Федор Плевако был убежден, что Шмидт готовился убить князя: «Если Шмидт заряжал ружье из трусости и боязни за свою целость, то вероятнее, что он не стал бы рисковать собой из-за пары детского белья, он бы выдал его. Если Шмидт не хотел этой встречи, но не хотел также выдавать и белья по личным своим соображениям, то он, не выдавая белья, ограничился бы ссылкой на волю княгини, на свое служебное положение, словом, на законные основания, а не оскорблял бы князя словами и запиской, возбуждая тем его на объяснение, на встречу. Если Шмидт охранял только свою персону от князя, а не задумал расправы, он бы рад был, чтобы встреча произошла при народе».
Таким образом, по мнению Федора Плевако, все говорило о том, что Шмидт нарочно заманил Грузинского, спровоцировал его, чтобы тот первым применил оружие, а потом собирался стрелять, опираясь на закон самообороны…
«КОГДА ДУША ВОЗМУЩАЕТСЯ НЕПРАВДОЙ»
Князь Грузинский всегда носил с собой оружие. Не выдержав нанесенных ему оскорблений, он выстрелил в Шмидта.

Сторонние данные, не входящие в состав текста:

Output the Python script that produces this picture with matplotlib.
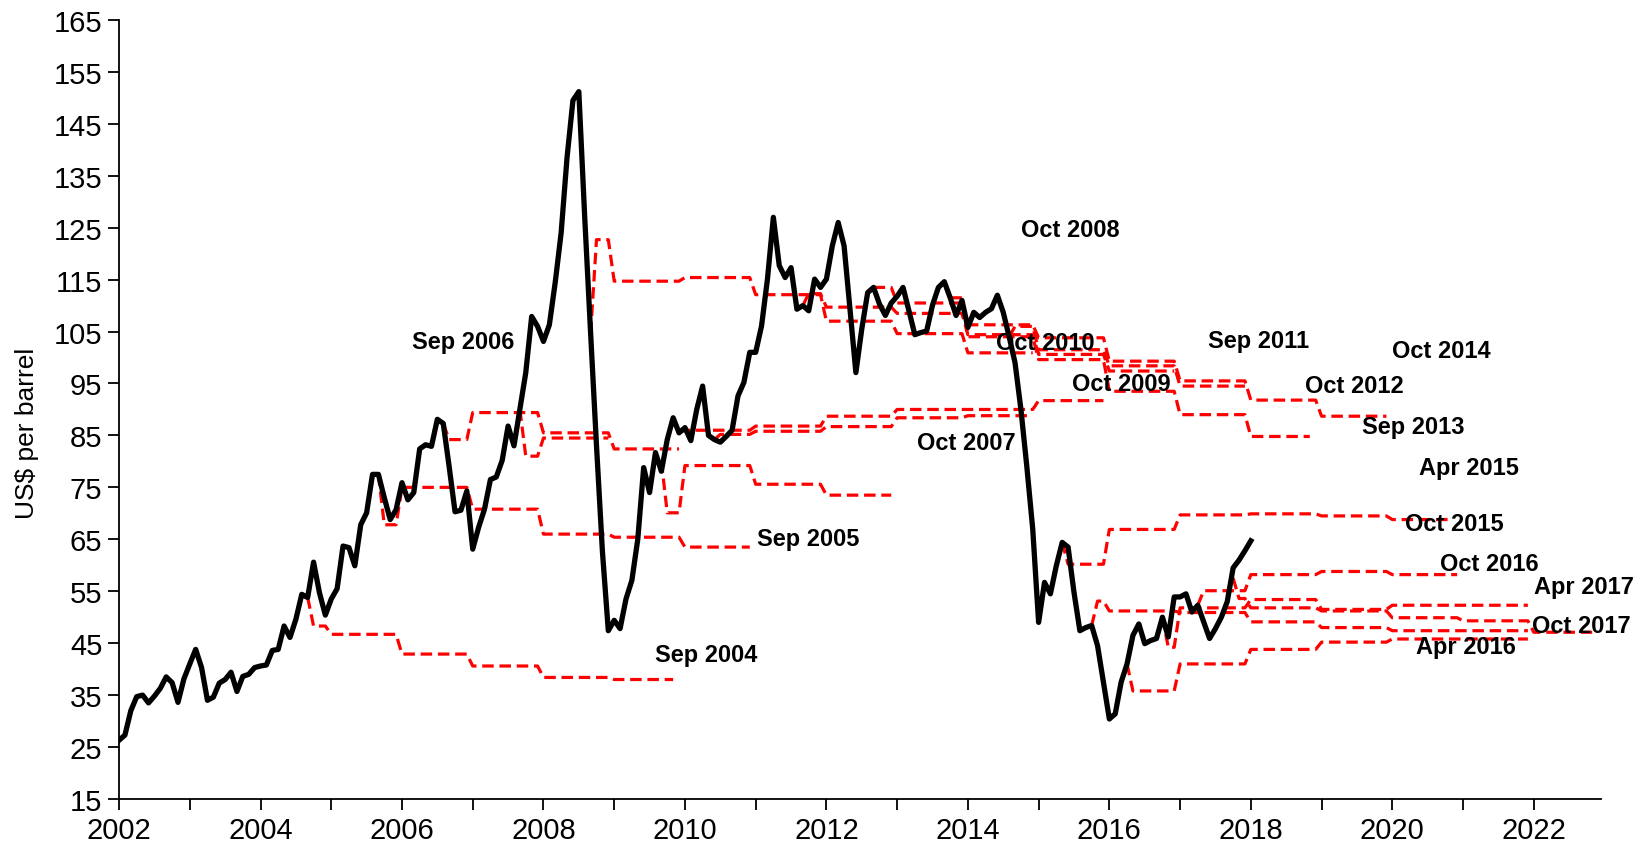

Это произошло тогда, когда «гнев, ужас, выстрел, кровь опьянили сознание князя». Причем, по словам Плевако, «положение трупа навзничь, и не ничком, ногами к выходу, головой к гостиной, показывали, что Шмидт не бежал от князя, и он стрелял не в спасающегося врага».
Представив присяжным картину произошедшей трагедии, Плевако обратился к ним с такими словами: «О, как бы я был счастлив, если бы, измерив и сравнив своим собственным разумением силу его (князя Грузинского. – Ред.) терпения и борьбу с собой, и силу гнета над ним возмущающих душу картин его семейного несчастья, вы признали, что ему нельзя вменить в вину взводимое обвинение, а защитник его – кругом виноват в недостаточном умении выполнить принятую на себя задачу...».

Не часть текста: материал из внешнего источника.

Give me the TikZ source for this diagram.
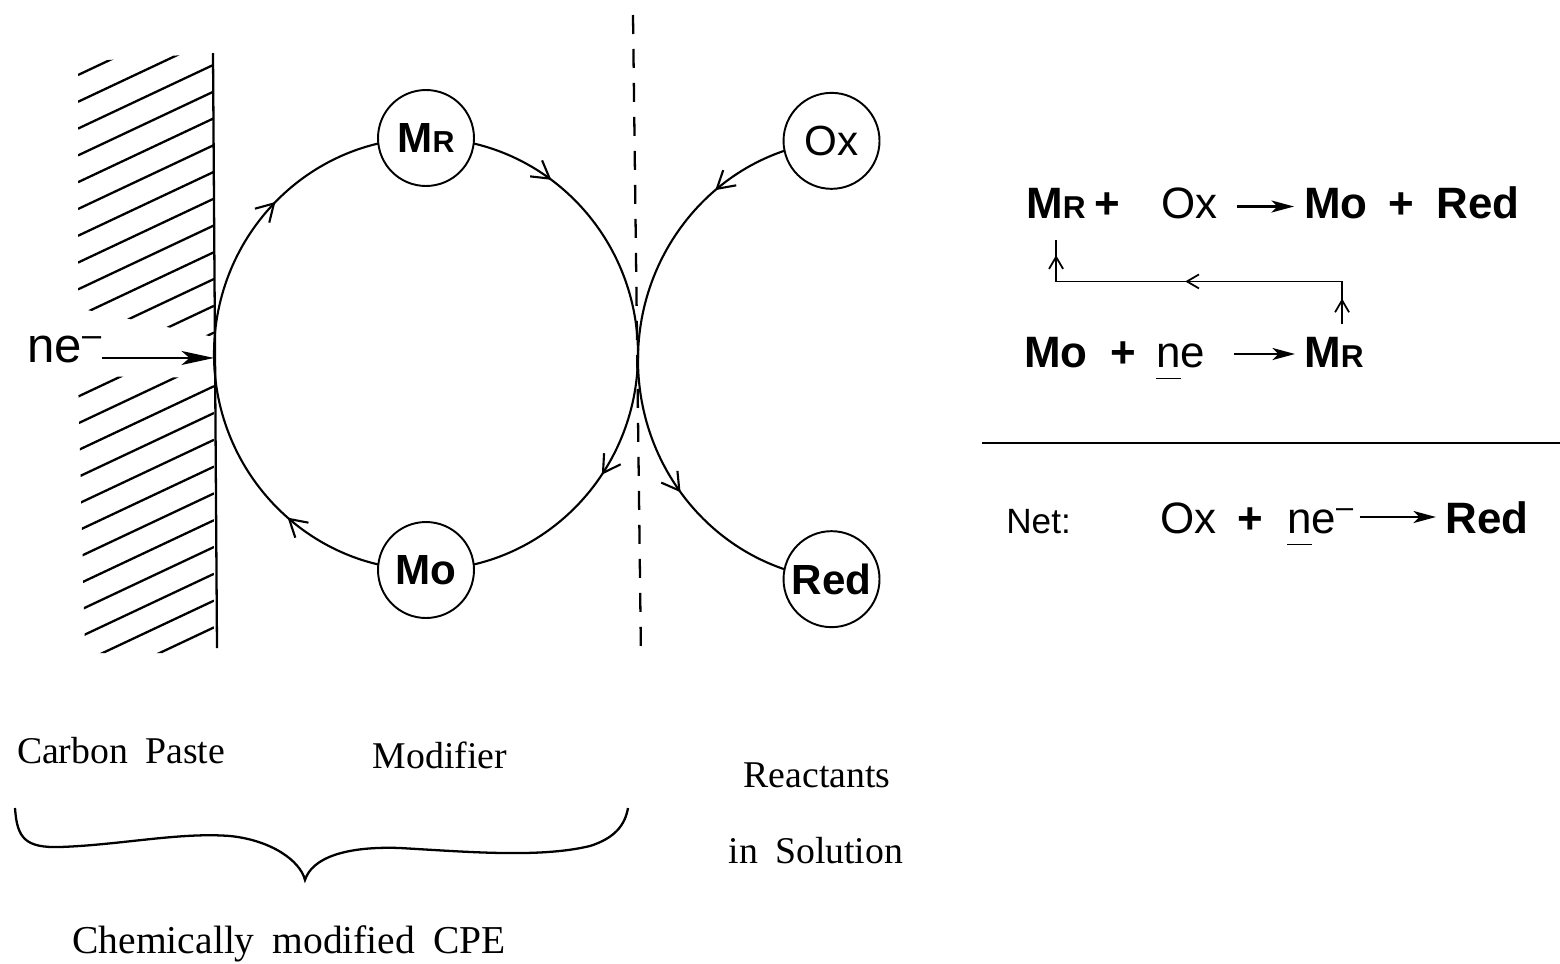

«Дело его - страшное, тяжелое. Но вы, более чем какое-либо другое, можете рассудить его разумно и справедливо, по-божески, - подытоживал Федор Плевако, обращаясь к присяжным. - То, что с ним случилось, беда, которая над ним стряслась, - понятны всем нам; он был богат - его ограбили; он был честен - его обесчестили; он любил и был любим - его разлучили с женой, на склоне лет заставили искать ласки случайной знакомой, какой-то Фени; он был мужем - его ложе осквернили; он был отцом - у него силой отнимали детей и в глазах их порочили его, чтобы приучить их презирать того, кто дал им жизнь».
Федор Плевако изо всех сил пытался представить своего «клиента» жертвой тяжелейших обстоятельств. «…Есть моменты, когда душа возмущается неправдой, чужими грехами, возмущается во имя нравственных правил, в которые верует, которыми живет, - и, возмущенная, поражает того, кем возмущена... Так, Петр поражает раба, оскорбляющего его учителя. Тут все-таки есть вина, несдержанность, недостаток любви к падшему, но вина извинительнее первой, ибо поступок обусловлен не слабостью, не самолюбием, а ревнивой любовью к правде и справедливости», - уверял адвокат.
Усилия Федора Плевако не прошли даром. На финальный вопрос «виновен или не виновен?» присяжные дали ответ «не виновен». Хотя, разумеется, смысл вопроса был в том, заслуживает князь наказания или нет, поскольку факт того, что он убил Эриха Шмидта, был налицо. Присяжные посчитали, что преступление было совершено князем Грузинским в состоянии умоисступления.
Увы, семейный союз ему спасти не удалось. После суда он развелся с неверной супругой, а дети остались на его попечении. Больше он в брак не вступал, полностью посвятив себя воспитанию детей. Князь скончался в 1899 году в возрасте 66 лет. Как сложилась судьба Ольги Николаевны, неведомо. Известно лишь, что она покинула сей мир в 1902 году, пережив бывшего мужа на три года.